Сопоставляя литовские условия с более ранним проектом Чешельского, нетрудно выделить такие общие моменты, как стремление обезопаситься от «тирании» будущего правителя или попытку добиться в обмен за выбор на престол территориальных уступок, но вместе с тем очевиден гораздо более умеренный характер литовских предложений: здесь не было речи ни о разделах русских земель, ни об их обращении в «феод» Речи Посполитой. Умеренность литовского проекта лишь отчасти можно объяснить тем обстоятельством, что его авторы знали о Русском государстве и правительстве гораздо больше, чем польские политики, и хорошо понимали, что Иван IV не примет условий, сформулированных Чешельским. Не меньшее значение имело, думается, стремление литовских магнатов не допустить возобновления Ливонской войны. В среде литовских феодалов к началу 70-х годов сложилось прочное убеждение, что дальнейший военный конфликт с Россией бесперспективен и ничего, кроме ущерба и разорения, Великому княжеству принести не может[127]. Более того, военные неудачи связывались у литовских магнатов с заключением Люблинской унии, которая привела к потере Великим княжеством целого ряда областей, его низведению на второстепенное место в сложившемся новом политическом организме и, наконец, к потере литовской магнатерией тех привилегий, которые ставили ее над всей остальной массой шляхты. Поэтому продолжение войны на Востоке (особенно когда не оправдались расчеты на раскол в русском обществе) угрожало, в их представлении, не только хозяйственным разорением, но и возможными новыми невыгодными для литовского магнатства переменами в политической структуре Речи Посполитой. Отсюда — готовность литовских магнатов пойти на установление длительного мира в Восточной Европе и даже военно-политическое сотрудничество с Россией на умеренных (в их понимании) условиях.

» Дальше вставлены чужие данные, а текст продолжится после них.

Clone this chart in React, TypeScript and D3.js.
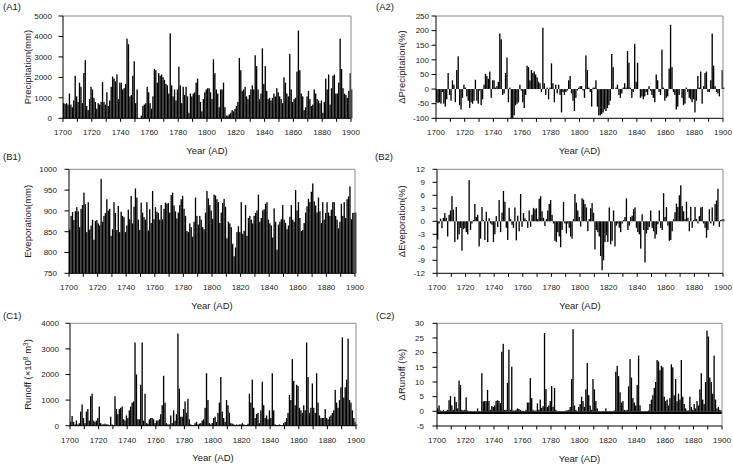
import React from "react";
import * as d3 from "d3";

// years 1700..1900, one bar per year
const years = d3.range(1700, 1901);
const xTickYears = d3.range(1700, 1901, 10);
const xLabelYears = d3.range(1700, 1901, 20);

// (A1) precipitation, mm
const precip = [
  740, 700, 740, 670, 1210, 670, 540, 870, 2080, 1070,
  800, 1740, 1540, 740, 2210, 2840, 600, 400, 940, 1540,
  1410, 1000, 800, 470, 740, 670, 800, 1770, 800, 670,
  1270, 600, 870, 1540, 2040, 1940, 1810, 2140, 940, 1740,
  1740, 1410, 1470, 1680, 3890, 3620, 1070, 1140, 2080, 2790,
  740, 1410, 0, 0, 130, 600, 670, 740, 1540, 1270,
  740, 470, 1070, 2410, 2350, 1740, 2210, 2080, 2140, 2010,
  1880, 1680, 1610, 1210, 4150, 1610, 1070, 1410, 870, 1410,
  2520, 1610, 740, 1540, 1140, 1540, 1070, 270, 1210, 1070,
  1210, 1270, 1740, 1940, 1140, 800, 340, 940, 1270, 1410,
  1470, 1470, 1270, 940, 2880, 2210, 1410, 1210, 540, 1410,
  1410, 1740, 540, 130, 130, 200, 270, 400, 340, 470,
  600, 800, 2950, 2350, 1340, 1410, 1540, 1070, 940, 1140,
  1410, 1610, 1410, 3080, 2550, 1410, 940, 1210, 3420, 1680,
  2550, 1340, 940, 1000, 870, 1000, 1210, 1070, 1470, 1270,
  1070, 940, 740, 2010, 1740, 1210, 1070, 3150, 1410, 800,
  940, 1000, 2280, 4290, 2350, 1210, 1070, 400, 540, 1070,
  1340, 940, 600, 670, 1410, 1210, 940, 870, 740, 870,
  270, 800, 1940, 1410, 2140, 670, 1470, 2080, 2140, 1210,
  1210, 1740, 3890, 2410, 1470, 1210, 1140, 1000, 1340, 2210,
  1410,
];

// (A2) precipitation change, %
const precipChange = [
  -45, -48, -45, -50, -10, -50, -60, -35, 55, -20,
  -40, 30, 15, -45, 65, 112, -55, -70, -30, 15,
  5, -25, -40, -65, -45, -50, -40, 32, -40, -50,
  -5, -55, -35, 15, 52, 45, 35, 60, -30, 30,
  30, 5, 10, 25, 190, 170, -20, -15, 55, 108,
  -45, 5, -100, -100, -90, -55, -50, -45, 15, -5,
  -45, -65, -20, 80, 75, 30, 65, 55, 60, 50,
  40, 25, 20, -10, 210, 20, -20, 5, -35, 5,
  88, 20, -45, 15, -15, 15, -20, -80, -10, -20,
  -10, -5, 30, 45, -15, -40, -75, -30, -5, 5,
  10, 10, -5, -30, 115, 65, 5, -10, -60, 5,
  5, 30, -60, -90, -90, -85, -80, -70, -75, -65,
  -55, -40, 120, 75, 0, 5, 15, -20, -30, -15,
  5, 20, 5, 130, 90, 5, -30, -10, 155, 25,
  90, 0, -30, -25, -35, -25, -10, -20, 10, -5,
  -20, -30, -45, 50, 30, -10, -20, 135, 5, -40,
  -30, -25, 70, 220, 75, -10, -20, -70, -60, -20,
  0, -30, -55, -50, 5, -10, -30, -35, -45, -35,
  -80, -40, 45, 5, 60, -50, 10, 55, 60, -10,
  -10, 30, 190, 80, 10, -10, -15, -25, 0, 65,
  5,
];

// (B1) evaporation, mm
const evap = [
  855, 888, 897, 878, 899, 909, 899, 861, 905, 914,
  944, 916, 849, 921, 855, 865, 879, 831, 876, 878,
  870, 865, 977, 874, 888, 895, 928, 901, 905, 840,
  856, 921, 895, 854, 912, 849, 898, 888, 885, 849,
  865, 903, 880, 936, 870, 910, 954, 932, 879, 854,
  920, 896, 885, 879, 921, 853, 904, 871, 948, 880,
  909, 898, 895, 879, 914, 880, 905, 920, 917, 919,
  896, 938, 944, 913, 899, 882, 896, 914, 928, 936,
  905, 888, 852, 849, 870, 861, 838, 874, 932, 888,
  867, 888, 879, 861, 856, 896, 948, 930, 914, 901,
  881, 939, 937, 928, 921, 871, 896, 919, 929, 910,
  834, 874, 870, 861, 821, 791, 812, 849, 863, 849,
  921, 845, 852, 914, 840, 883, 888, 879, 870, 888,
  895, 901, 939, 874, 883, 901, 904, 917, 921, 879,
  870, 865, 836, 906, 874, 807, 867, 874, 880, 914,
  879, 871, 856, 865, 886, 914, 879, 874, 950, 901,
  921, 883, 852, 854, 871, 896, 911, 929, 921, 946,
  966, 923, 913, 896, 932, 899, 871, 921, 879, 895,
  921, 896, 888, 903, 921, 921, 888, 879, 858, 874,
  917, 888, 921, 883, 928, 935, 959, 880, 895, 896,
  896,
];

// (B2) evaporation change, %
const evapChange = [
  -4.2, -0.5, 0.6, -1.6, 0.8, 1.9, 0.8, -3.5, 1.5, 2.5,
  5.8, 2.7, -4.8, 3.3, -4.2, -3, -1.5, -6.8, -1.8, -1.6,
  -2.5, -3, 9.5, -2, -0.5, 0.3, 4, 1, 1.5, -5.8,
  -4, 3.3, 0.3, -4.3, 2.2, -4.8, 0.7, -0.5, -0.8, -4.8,
  -3, 1.2, -1.3, 4.9, -2.5, 2, 7, 4.5, -1.5, -4.3,
  3.1, 0.5, -0.8, -1.5, 3.2, -4.4, 1.3, -2.3, 6.3, -1.3,
  1.9, 0.7, 0.3, -1.5, 2.5, -1.3, 1.5, 3.1, 2.8, 3.0,
  0.5, 5.2, 5.8, 2.3, 0.8, -1.1, 0.5, 2.5, 4.0, 4.9,
  1.5, -0.5, -4.5, -4.8, -2.5, -3.5, -6, -2, 4.5, -0.5,
  -2.8, -0.5, -1.5, -3.5, -4, 0.5, 6.3, 4.3, 2.5, 1,
  -1.2, 5.3, 5, 4, 3.2, -2.3, 0.5, 3, 4.2, 2,
  -6.5, -2, -2.5, -3.5, -8, -11.3, -9, -4.8, -3.2, -4.8,
  3.2, -5.3, -4.5, 2.5, -5.8, -1, -0.5, -1.5, -2.5, -0.5,
  0.3, 1, 5.3, -2, -1, 1, 1.3, 2.8, 3.2, -1.5,
  -2.5, -3, -6.3, 1.6, -2, -9.5, -2.8, -2, -1.3, 2.5,
  -1.5, -2.3, -4, -3, -0.7, 2.5, -1.5, -2, 6.5, 1,
  3.3, -1, -4.5, -4.3, -2.3, 0.5, 2.1, 4.1, 3.3, 6,
  8.3, 3.5, 2.3, 0.5, 4.5, 0.8, -2.3, 3.3, -1.5, 0.3,
  3.3, 0.5, -0.5, 1.2, 3.2, 3.3, -0.5, -1.5, -3.8, -2,
  2.8, -0.5, 3.2, -1, 4, 4.8, 7.5, -1.3, 0.3, 0.5,
  0.5,
];

// (C1) runoff, x10^8 m3
const runoff = [
  150, 380, 150, 50, 200, 50, 100, 550, 830, 300,
  100, 550, 650, 200, 1150, 1250, 200, 150, 200, 300,
  750, 100, 50, 50, 80, 50, 50, 30, 350, 50,
  20, 1150, 650, 450, 650, 700, 750, 250, 200, 400,
  300, 600, 750, 900, 950, 3250, 2000, 250, 250, 1600,
  3250, 200, 1250, 100, 80, 250, 300, 300, 250, 100,
  200, 200, 250, 450, 800, 1950, 900, 100, 50, 50,
  400, 100, 600, 200, 450, 3600, 1450, 350, 350, 650,
  950, 500, 1050, 250, 50, 20, 30, 100, 150, 50,
  80, 100, 200, 250, 700, 2050, 1000, 100, 50, 100,
  300, 350, 150, 500, 900, 1900, 550, 300, 150, 1000,
  800, 500, 100, 80, 50, 30, 50, 30, 50, 50,
  100, 50, 30, 30, 80, 1250, 900, 1800, 700, 300,
  450, 500, 100, 600, 1720, 800, 300, 400, 250, 600,
  300, 2050, 600, 50, 30, 20, 50, 30, 20, 100,
  150, 300, 500, 1200, 1000, 2600, 1750, 800, 1600, 1550,
  700, 600, 500, 800, 600, 3250, 1900, 500, 700, 1650,
  700, 500, 2050, 900, 400, 300, 300, 300, 650, 300,
  250, 350, 400, 500, 600, 1400, 900, 700, 1000, 1500,
  3450, 1100, 1500, 1800, 3400, 1000, 900, 600, 300, 150,
  50,
];

// (C2) runoff change, %
const runoffChange = [
  1, 2, 0.3, 0, 0.5, 0, 0.2, 0.5, 3.8, 5.2,
  2, 0.5, 5, 3.2, 1, 10.5, 9, 0.5, 0.3, 0.5,
  4.8, 0.3, 0, 0, 0, 0, 0, 0, 1, 0,
  0, 13, 3.4, 3.5, 3.5, 7.3, 3.5, 0.5, 1.8, 1.5,
  2, 3.5, 3.8, 3.5, 2.8, 20.3, 23, 0.5, 0.5, 9.7,
  21, 0.5, 15.2, 0.3, 0.2, 0.5, 1, 0.8, 0.5, 0.2,
  0.2, 0, 0.5, 3, 3, 11.3, 4.5, 0.5, 0.2, 0.3,
  2.7, 0.5, 4, 1.2, 1.8, 26.7, 7.6, 1.5, 2, 3.5,
  8.6, 1.5, 8, 0.5, 0, 0, 0, 0, 0, 0,
  0.3, 0.3, 0.5, 1.5, 11, 28, 2, 0.5, 0, 1.5,
  2.5, 5, 3.5, 1.5, 7.5, 16.5, 5.5, 2, 0.5, 11,
  7.5, 3.5, 1, 0, 0, 0, 0, 0, 1, 0,
  0, 0, 0, 0, 0.3, 13.5, 15.5, 12, 6.5, 3,
  3.5, 0.5, 0.3, 0.5, 8.5, 17.8, 11.5, 4.5, 3, 2,
  9, 19, 2, 0, 0, 0, 0, 0, 0.3, 2.5,
  4, 5.5, 8, 10, 17.5, 17, 14, 15.5, 15, 5,
  3.5, 4, 2, 4.5, 16, 15, 5.5, 11, 3.5, 6,
  4, 17.5, 5, 2.5, 1, 0.3, 0.3, 5, 1.5, 0.5,
  2.5, 1, 3.5, 2, 7.5, 13, 4, 2.5, 10, 27.5,
  25.5, 11.5, 10, 6, 19, 4, 1, 1.5, 0.5, 0.3,
  0,
];

const precipTicks = d3.range(0, 5001, 1000);
const precipChangeTicks = d3.range(-100, 251, 50);
const evapTicks = d3.range(750, 1001, 50);
const evapChangeTicks = d3.range(-12, 13, 3);
const runoffTicks = d3.range(0, 4001, 1000);
const runoffChangeTicks = d3.range(-5, 31, 5);

const FONT = "'Liberation Sans', Arial, Helvetica, sans-serif";
const TEXT = "#1a1a1a";

function Panel({ label, labelX, labelY, values, domain, ticks, x0, x1, top, bottom, titleX, title, tickGap, band }) {
  const x = d3.scaleLinear().domain([1700, 1900]).range([x0, x1]);
  const y = d3.scaleLinear().domain(domain).range([bottom, top]);
  const base = y(domain[0] >= 0 ? domain[0] : 0);
  const step = x(1701) - x(1700);
  const bw = step * 0.93;
  const midY = (top + bottom) / 2;

  return (
    <g fontFamily={FONT} fill={TEXT}>
      <text x={labelX} y={labelY} fontSize={9.5}>{label}</text>

      {band !== undefined && (
        <rect x={x0} y={y(0)} width={x1 - x0} height={y(band) - y(0)} fill="#000" />
      )}

      {values.map((v, i) => {
        const yv = y(v);
        return (
          <rect
            key={i}
            x={x(years[i])}
            y={Math.min(yv, base)}
            width={bw}
            height={Math.abs(base - yv)}
            fill="#000"
          />
        );
      })}

      <line x1={x0} x2={x1} y1={top} y2={top} stroke="#8a8a8a" />
      <line x1={x1} x2={x1} y1={top} y2={bottom} stroke="#8a8a8a" />
      <line x1={x0} x2={x0} y1={top} y2={bottom} stroke="#000" />
      <line x1={x0} x2={x1} y1={bottom} y2={bottom} stroke="#000" />

      {ticks.map((t) => (
        <g key={"y" + t}>
          <line x1={x0 - 4.5} x2={x0} y1={y(t)} y2={y(t)} stroke="#000" />
          <text x={x0 - tickGap} y={y(t)} dy="0.35em" textAnchor="end" fontSize={8}>
            {t}
          </text>
        </g>
      ))}

      {xTickYears.map((t) => (
        <line key={"x" + t} x1={x(t)} x2={x(t)} y1={bottom} y2={bottom + 3.5} stroke="#000" />
      ))}
      {xLabelYears.map((t) => (
        <text key={"xl" + t} x={x(t)} y={bottom + 17} textAnchor="middle" fontSize={8}>
          {t}
        </text>
      ))}

      <text x={(x0 + x1) / 2} y={bottom + 35.5} textAnchor="middle" fontSize={9.5}>
        Year (AD)
      </text>
      <text
        transform={`translate(${titleX},${midY}) rotate(-90)`}
        dy="0.35em"
        textAnchor="middle"
        fontSize={9.5}
      >
        {title}
      </text>
    </g>
  );
}

export default function App() {
  return (
    <svg
      width={733}
      height={466}
      style={{ position: "absolute", left: 0, top: 0, background: "#fff" }}
    >
      <Panel label="(A1)" labelX={3} labelY={10} values={precip} domain={[0, 5000]} ticks={precipTicks}
        x0={63} x1={351} top={16} bottom={118.3} titleX={28} tickGap={11} title="Precipitation(mm)" />
      <Panel label="(A2)" labelX={376} labelY={10} values={precipChange} domain={[-100, 250]} ticks={precipChangeTicks}
        x0={436} x1={723} top={16} bottom={118.3} titleX={401.5} tickGap={7} title="ΔPrecipitation(%)" />

      <Panel label="(B1)" labelX={3} labelY={160} values={evap} domain={[750, 1000]} ticks={evapTicks}
        x0={69} x1={355} top={169.3} bottom={273.3} titleX={28} tickGap={12} title="Eveporation(mm)" />
      <Panel label="(B2)" labelX={375} labelY={160} values={evapChange} domain={[-12, 12]} ticks={evapChangeTicks}
        x0={437} x1={723} top={169.3} bottom={273.3} titleX={401.5} tickGap={12} title="ΔEveporation(%)" />

      <Panel label="(C1)" labelX={3} labelY={319} values={runoff} domain={[0, 4000]} ticks={runoffTicks}
        x0={70} x1={356} top={323.3} bottom={425.7} titleX={28} tickGap={11}
        title={<>Runoff (×10<tspan dy="-3.5" fontSize={6.5}>8</tspan><tspan dy="3.5"> m</tspan><tspan dy="-3.5" fontSize={6.5}>3</tspan><tspan dy="3.5">)</tspan></>} />
      <Panel label="(C2)" labelX={376} labelY={319} values={runoffChange} domain={[-5, 30]} ticks={runoffChangeTicks}
        x0={437} x1={722} top={323.3} bottom={426} titleX={401.5} tickGap={13} band={-0.9} title="ΔRunoff (%)" />
    </svg>
  );
}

К принятию своей программы действий литовские магнаты рассчитывали в дальнейшем склонить феодалов Короны. Несомненным следом предпринимавшихся в этом плане акций следует считать написанный виленским войтом А. Ротундусом памфлет «Zdanie о obieraniu nowego króla», в котором доказывалась необходимость выборов царевича[128]. М. Гарабурда заверял Ивана IV, что, когда он доставит в Вильно информацию о царских предложениях, в Москву для выработки окончательного соглашения отправятся «великие послы» обеих частей Речи Посполитой[129]. Однако в Москве литовские политики снова потерпели неудачу. Условия, изложенные царем М. Гарабурде, оказались совершенно несовместимыми с литовскими предложениями.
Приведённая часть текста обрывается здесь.